**Data provided**
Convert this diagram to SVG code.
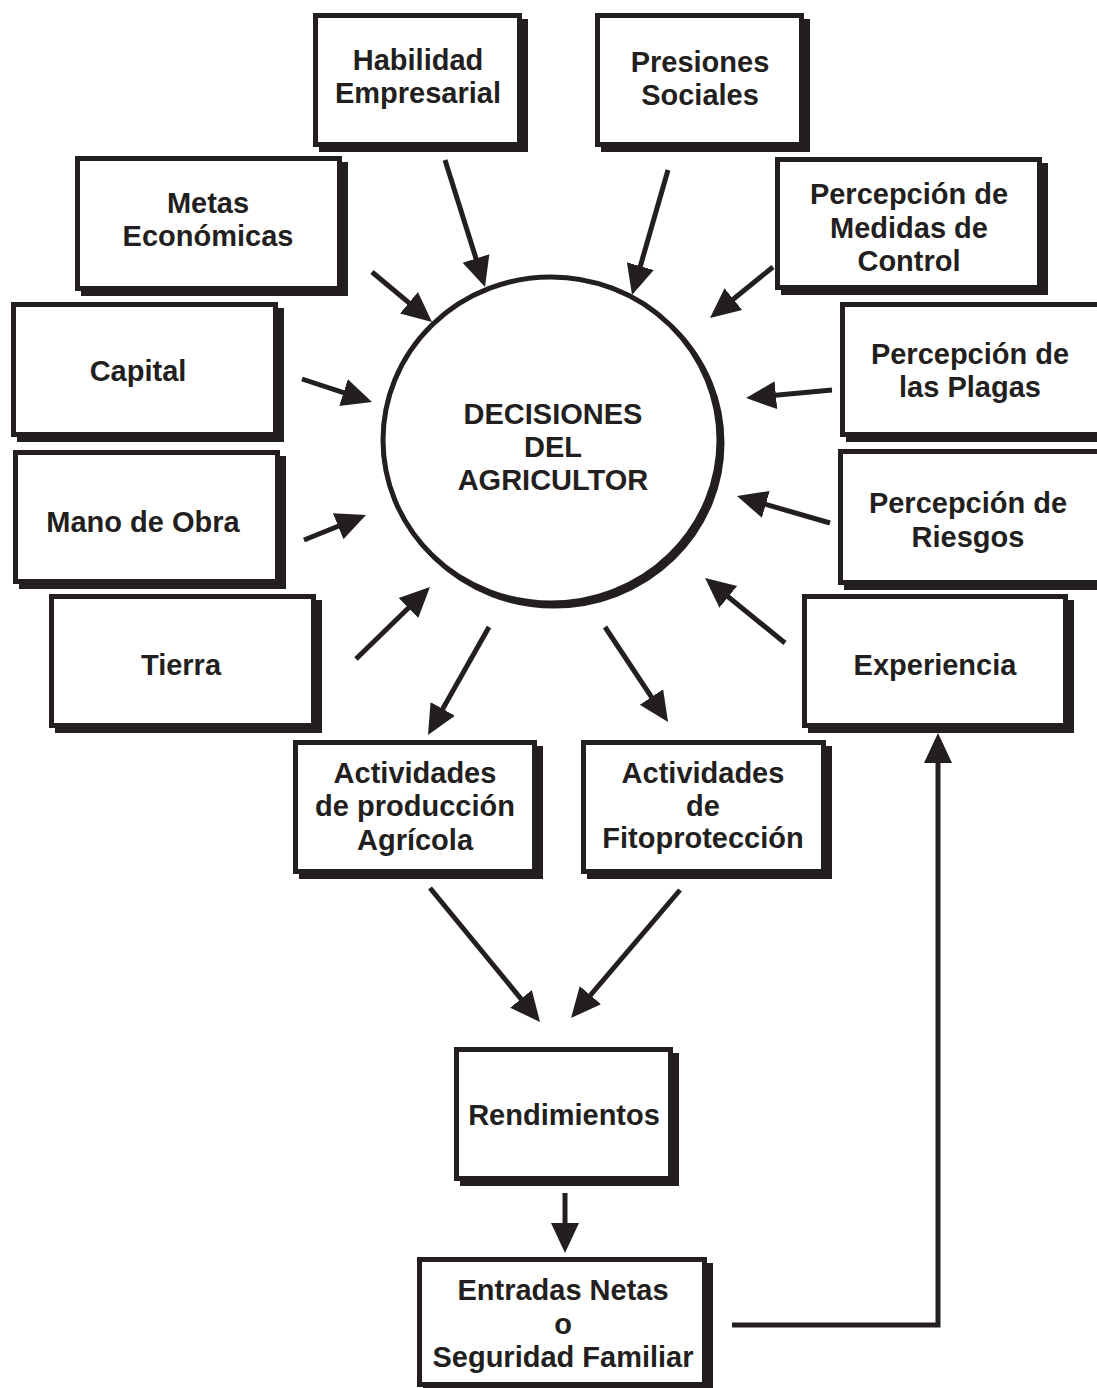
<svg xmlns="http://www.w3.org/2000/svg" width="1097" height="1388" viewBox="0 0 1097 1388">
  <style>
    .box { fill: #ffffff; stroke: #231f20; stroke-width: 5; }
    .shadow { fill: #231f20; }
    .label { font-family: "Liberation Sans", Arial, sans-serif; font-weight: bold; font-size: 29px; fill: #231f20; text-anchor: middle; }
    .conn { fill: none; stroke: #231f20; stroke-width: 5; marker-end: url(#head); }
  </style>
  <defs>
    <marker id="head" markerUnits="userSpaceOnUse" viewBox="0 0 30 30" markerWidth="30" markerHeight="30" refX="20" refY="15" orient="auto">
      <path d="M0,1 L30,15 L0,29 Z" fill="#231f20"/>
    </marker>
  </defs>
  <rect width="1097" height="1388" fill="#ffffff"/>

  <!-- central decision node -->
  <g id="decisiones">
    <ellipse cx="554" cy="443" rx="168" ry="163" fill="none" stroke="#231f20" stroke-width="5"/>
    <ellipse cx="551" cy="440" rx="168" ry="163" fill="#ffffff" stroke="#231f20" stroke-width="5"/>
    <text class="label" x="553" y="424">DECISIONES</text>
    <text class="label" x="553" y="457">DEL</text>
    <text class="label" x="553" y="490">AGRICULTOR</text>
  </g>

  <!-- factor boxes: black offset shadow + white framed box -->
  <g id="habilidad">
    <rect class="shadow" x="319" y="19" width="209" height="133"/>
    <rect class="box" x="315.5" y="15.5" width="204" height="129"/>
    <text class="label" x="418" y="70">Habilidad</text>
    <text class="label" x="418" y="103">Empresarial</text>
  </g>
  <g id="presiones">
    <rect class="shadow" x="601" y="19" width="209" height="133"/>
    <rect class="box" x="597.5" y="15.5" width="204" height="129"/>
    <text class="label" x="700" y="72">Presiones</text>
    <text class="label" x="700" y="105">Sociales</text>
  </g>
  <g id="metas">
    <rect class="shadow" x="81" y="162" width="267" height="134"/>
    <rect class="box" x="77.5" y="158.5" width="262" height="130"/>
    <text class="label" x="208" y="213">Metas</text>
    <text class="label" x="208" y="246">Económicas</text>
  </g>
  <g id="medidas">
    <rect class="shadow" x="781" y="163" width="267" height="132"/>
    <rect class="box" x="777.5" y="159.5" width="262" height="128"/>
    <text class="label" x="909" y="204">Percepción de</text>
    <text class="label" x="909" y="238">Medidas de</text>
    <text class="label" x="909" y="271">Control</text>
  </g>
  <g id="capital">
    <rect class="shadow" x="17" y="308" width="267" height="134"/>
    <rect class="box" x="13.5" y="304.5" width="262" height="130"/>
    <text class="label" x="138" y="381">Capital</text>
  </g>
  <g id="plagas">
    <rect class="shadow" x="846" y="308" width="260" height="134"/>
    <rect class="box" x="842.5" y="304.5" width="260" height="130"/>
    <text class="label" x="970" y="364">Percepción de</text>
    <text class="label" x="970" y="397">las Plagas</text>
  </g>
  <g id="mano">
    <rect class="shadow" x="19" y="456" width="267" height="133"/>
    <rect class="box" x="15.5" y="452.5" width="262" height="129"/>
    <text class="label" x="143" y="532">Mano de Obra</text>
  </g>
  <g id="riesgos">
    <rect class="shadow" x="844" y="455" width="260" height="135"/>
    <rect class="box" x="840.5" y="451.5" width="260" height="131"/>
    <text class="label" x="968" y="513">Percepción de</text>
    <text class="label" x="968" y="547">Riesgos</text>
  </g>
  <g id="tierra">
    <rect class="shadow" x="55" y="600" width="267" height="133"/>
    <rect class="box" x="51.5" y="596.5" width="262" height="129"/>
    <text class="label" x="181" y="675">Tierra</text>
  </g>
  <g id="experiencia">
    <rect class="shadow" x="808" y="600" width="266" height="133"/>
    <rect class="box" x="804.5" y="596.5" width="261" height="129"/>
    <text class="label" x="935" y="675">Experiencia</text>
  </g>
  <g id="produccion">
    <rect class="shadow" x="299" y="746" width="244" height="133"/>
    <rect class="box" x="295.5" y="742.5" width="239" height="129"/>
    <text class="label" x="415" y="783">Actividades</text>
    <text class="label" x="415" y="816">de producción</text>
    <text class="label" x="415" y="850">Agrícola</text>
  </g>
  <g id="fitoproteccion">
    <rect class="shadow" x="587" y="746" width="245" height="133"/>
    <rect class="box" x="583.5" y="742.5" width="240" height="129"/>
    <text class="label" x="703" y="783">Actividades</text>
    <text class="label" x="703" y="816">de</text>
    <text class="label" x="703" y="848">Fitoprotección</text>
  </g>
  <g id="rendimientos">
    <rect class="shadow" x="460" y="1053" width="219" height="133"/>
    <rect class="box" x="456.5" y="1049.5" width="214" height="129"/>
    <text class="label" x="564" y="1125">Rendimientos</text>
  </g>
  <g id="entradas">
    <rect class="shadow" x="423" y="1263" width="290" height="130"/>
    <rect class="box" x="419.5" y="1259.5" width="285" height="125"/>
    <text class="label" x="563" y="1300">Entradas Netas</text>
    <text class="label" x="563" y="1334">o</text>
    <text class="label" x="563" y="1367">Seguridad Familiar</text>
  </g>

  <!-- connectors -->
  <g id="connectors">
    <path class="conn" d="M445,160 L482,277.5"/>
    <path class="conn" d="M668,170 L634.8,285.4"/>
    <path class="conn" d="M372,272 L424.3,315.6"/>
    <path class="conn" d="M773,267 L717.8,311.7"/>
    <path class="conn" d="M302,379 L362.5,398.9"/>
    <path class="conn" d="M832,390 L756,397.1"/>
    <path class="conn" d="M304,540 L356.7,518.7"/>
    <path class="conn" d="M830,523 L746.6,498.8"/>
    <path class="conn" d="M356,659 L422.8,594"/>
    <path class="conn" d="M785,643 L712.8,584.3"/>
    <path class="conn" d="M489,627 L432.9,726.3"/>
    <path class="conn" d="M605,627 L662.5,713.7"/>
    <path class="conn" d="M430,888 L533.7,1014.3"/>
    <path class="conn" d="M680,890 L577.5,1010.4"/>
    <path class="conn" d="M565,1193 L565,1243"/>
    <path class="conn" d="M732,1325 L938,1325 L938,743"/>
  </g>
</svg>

**Set task**
Without the pictures, retype the whole of the material above exactly.

**Output below**
Convert this diagram to SVG code.
<svg xmlns="http://www.w3.org/2000/svg" width="1097" height="1388" viewBox="0 0 1097 1388">
  <style>
    .box { fill: #ffffff; stroke: #231f20; stroke-width: 5; }
    .shadow { fill: #231f20; }
    .label { font-family: "Liberation Sans", Arial, sans-serif; font-weight: bold; font-size: 29px; fill: #231f20; text-anchor: middle; }
    .conn { fill: none; stroke: #231f20; stroke-width: 5; marker-end: url(#head); }
  </style>
  <defs>
    <marker id="head" markerUnits="userSpaceOnUse" viewBox="0 0 30 30" markerWidth="30" markerHeight="30" refX="20" refY="15" orient="auto">
      <path d="M0,1 L30,15 L0,29 Z" fill="#231f20"/>
    </marker>
  </defs>
  <rect width="1097" height="1388" fill="#ffffff"/>

  <!-- central decision node -->
  <g id="decisiones">
    <ellipse cx="554" cy="443" rx="168" ry="163" fill="none" stroke="#231f20" stroke-width="5"/>
    <ellipse cx="551" cy="440" rx="168" ry="163" fill="#ffffff" stroke="#231f20" stroke-width="5"/>
    <text class="label" x="553" y="424">DECISIONES</text>
    <text class="label" x="553" y="457">DEL</text>
    <text class="label" x="553" y="490">AGRICULTOR</text>
  </g>

  <!-- factor boxes: black offset shadow + white framed box -->
  <g id="habilidad">
    <rect class="shadow" x="319" y="19" width="209" height="133"/>
    <rect class="box" x="315.5" y="15.5" width="204" height="129"/>
    <text class="label" x="418" y="70">Habilidad</text>
    <text class="label" x="418" y="103">Empresarial</text>
  </g>
  <g id="presiones">
    <rect class="shadow" x="601" y="19" width="209" height="133"/>
    <rect class="box" x="597.5" y="15.5" width="204" height="129"/>
    <text class="label" x="700" y="72">Presiones</text>
    <text class="label" x="700" y="105">Sociales</text>
  </g>
  <g id="metas">
    <rect class="shadow" x="81" y="162" width="267" height="134"/>
    <rect class="box" x="77.5" y="158.5" width="262" height="130"/>
    <text class="label" x="208" y="213">Metas</text>
    <text class="label" x="208" y="246">Económicas</text>
  </g>
  <g id="medidas">
    <rect class="shadow" x="781" y="163" width="267" height="132"/>
    <rect class="box" x="777.5" y="159.5" width="262" height="128"/>
    <text class="label" x="909" y="204">Percepción de</text>
    <text class="label" x="909" y="238">Medidas de</text>
    <text class="label" x="909" y="271">Control</text>
  </g>
  <g id="capital">
    <rect class="shadow" x="17" y="308" width="267" height="134"/>
    <rect class="box" x="13.5" y="304.5" width="262" height="130"/>
    <text class="label" x="138" y="381">Capital</text>
  </g>
  <g id="plagas">
    <rect class="shadow" x="846" y="308" width="260" height="134"/>
    <rect class="box" x="842.5" y="304.5" width="260" height="130"/>
    <text class="label" x="970" y="364">Percepción de</text>
    <text class="label" x="970" y="397">las Plagas</text>
  </g>
  <g id="mano">
    <rect class="shadow" x="19" y="456" width="267" height="133"/>
    <rect class="box" x="15.5" y="452.5" width="262" height="129"/>
    <text class="label" x="143" y="532">Mano de Obra</text>
  </g>
  <g id="riesgos">
    <rect class="shadow" x="844" y="455" width="260" height="135"/>
    <rect class="box" x="840.5" y="451.5" width="260" height="131"/>
    <text class="label" x="968" y="513">Percepción de</text>
    <text class="label" x="968" y="547">Riesgos</text>
  </g>
  <g id="tierra">
    <rect class="shadow" x="55" y="600" width="267" height="133"/>
    <rect class="box" x="51.5" y="596.5" width="262" height="129"/>
    <text class="label" x="181" y="675">Tierra</text>
  </g>
  <g id="experiencia">
    <rect class="shadow" x="808" y="600" width="266" height="133"/>
    <rect class="box" x="804.5" y="596.5" width="261" height="129"/>
    <text class="label" x="935" y="675">Experiencia</text>
  </g>
  <g id="produccion">
    <rect class="shadow" x="299" y="746" width="244" height="133"/>
    <rect class="box" x="295.5" y="742.5" width="239" height="129"/>
    <text class="label" x="415" y="783">Actividades</text>
    <text class="label" x="415" y="816">de producción</text>
    <text class="label" x="415" y="850">Agrícola</text>
  </g>
  <g id="fitoproteccion">
    <rect class="shadow" x="587" y="746" width="245" height="133"/>
    <rect class="box" x="583.5" y="742.5" width="240" height="129"/>
    <text class="label" x="703" y="783">Actividades</text>
    <text class="label" x="703" y="816">de</text>
    <text class="label" x="703" y="848">Fitoprotección</text>
  </g>
  <g id="rendimientos">
    <rect class="shadow" x="460" y="1053" width="219" height="133"/>
    <rect class="box" x="456.5" y="1049.5" width="214" height="129"/>
    <text class="label" x="564" y="1125">Rendimientos</text>
  </g>
  <g id="entradas">
    <rect class="shadow" x="423" y="1263" width="290" height="130"/>
    <rect class="box" x="419.5" y="1259.5" width="285" height="125"/>
    <text class="label" x="563" y="1300">Entradas Netas</text>
    <text class="label" x="563" y="1334">o</text>
    <text class="label" x="563" y="1367">Seguridad Familiar</text>
  </g>

  <!-- connectors -->
  <g id="connectors">
    <path class="conn" d="M445,160 L482,277.5"/>
    <path class="conn" d="M668,170 L634.8,285.4"/>
    <path class="conn" d="M372,272 L424.3,315.6"/>
    <path class="conn" d="M773,267 L717.8,311.7"/>
    <path class="conn" d="M302,379 L362.5,398.9"/>
    <path class="conn" d="M832,390 L756,397.1"/>
    <path class="conn" d="M304,540 L356.7,518.7"/>
    <path class="conn" d="M830,523 L746.6,498.8"/>
    <path class="conn" d="M356,659 L422.8,594"/>
    <path class="conn" d="M785,643 L712.8,584.3"/>
    <path class="conn" d="M489,627 L432.9,726.3"/>
    <path class="conn" d="M605,627 L662.5,713.7"/>
    <path class="conn" d="M430,888 L533.7,1014.3"/>
    <path class="conn" d="M680,890 L577.5,1010.4"/>
    <path class="conn" d="M565,1193 L565,1243"/>
    <path class="conn" d="M732,1325 L938,1325 L938,743"/>
  </g>
</svg>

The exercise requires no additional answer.